Apparently, the option's writers expect the price of the underlying stock to show a standard deviation of about 80% over the next year (see the "Volatility" figure). While 80% seems a very high figure (and, therefore, the option is relatively expensive), make sure you do not make your decisions on past data only. Also make you sure you apply different skill sets when evaluating investments.

The value of the option consists of two parts: its time value and its intrinsic value. Currently, these particular Linn's options have an intrinsic value of 25 cents per contract, while the time value is also about the same amount (judging from the ask price). The delta figure, which shows the expected change in price of the option relative to a change in price of the underlying stock (dollar for dollar), implies that a $1 move in the price of the stock will result in a 76 cent move in the price of this particular option. This is extremely risky because the option will become worthless, if the stock falls to about 75 cents per share (the premium I pay now will essentially be nullified). 

But put aside your math skills for a moment and look at the options in the accounting way. If I buy these option now, I clearly understand the risk. I also understand that the chance of losing 100% on this instrument is extremely high. Hence, I do not need additional calculations to convince myself of that. Here I am betting on the probability that the company will survive and its stock will rise to at least $2 per share over this year. Therefore, the option's value is a function of the company's quarterly results.
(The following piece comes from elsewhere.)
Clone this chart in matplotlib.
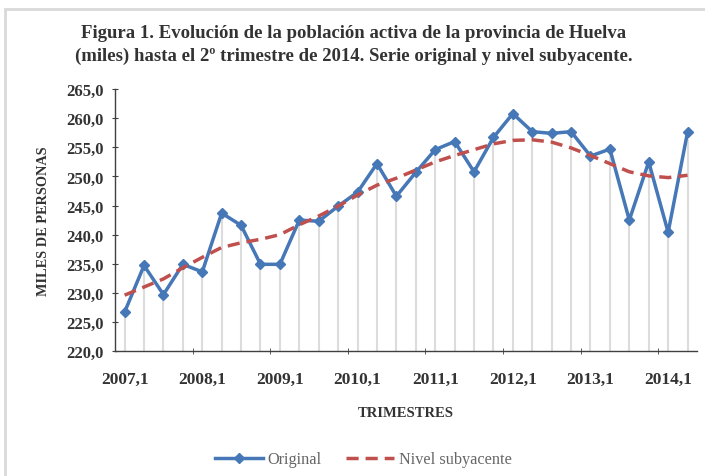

I know that the past data in this particular case are meaningless because the stock is a victim of the macro environment and poor timing decisions made by the management (e.g. the levering up of the balance sheet based on the expectations that energy prices would stay high in the long-term). What I care about as a potential buyer of the options is the increase in its intrinsic value based on the increase in the price of the stock itself.

What am I risking? I am risking to lose 100% on this investment. Sounds bad but the price of these options is ridiculously small in absolute terms. Currently, the market for the options with a strike of $1 is 269 contracts (about $13.5K at the current ask prices). A $500 investment will give me 10 contracts, which are equivalent to owning 1000 shares of Linn Energy. I would have to pay $1,250 to buy the shares itself. I do realize that options expire, while stocks are "eternal", provided that the company does not go bankrupt or gets bought out. 

However, I think that 2016 is the year when Linn Energy either sinks or swims. Hence, I do not really care to buy more shares for the long-term at this point in time. Additionally, I can look at options with the same strike price expiring in January 2018 - but they cost about $1.10 apiece, which is more than twice as high as the options I have selected for this analysis.

Given that all eyes are on the company's ability to survive this year, what are my potential payoffs? Let us see:

- If the stock goes up to $2 per share, I can get a 100% on the options, while the stock will "only" give me a 60% return (my weighted-average price for the stock is about $1.25 per share);

- If the stock rises to $3 per share, I can get a 300% on the options, while the stock will "only" give me a 140% return;

- If the stock reached $5 per share, its current book value, I can get a 7x my money on the options, while the stock will give me extra 300%.

The bottom line is, I am willing to take the risk to lose a relatively small amount in exchange for a chance to make a killing on this particular investment. Again, it all depends on your personal risk appetite and time horizon. I consider myself partially a risk-taker and I have a very long time horizon because I am a young person. This strategy may not be appropriate for many of my readers.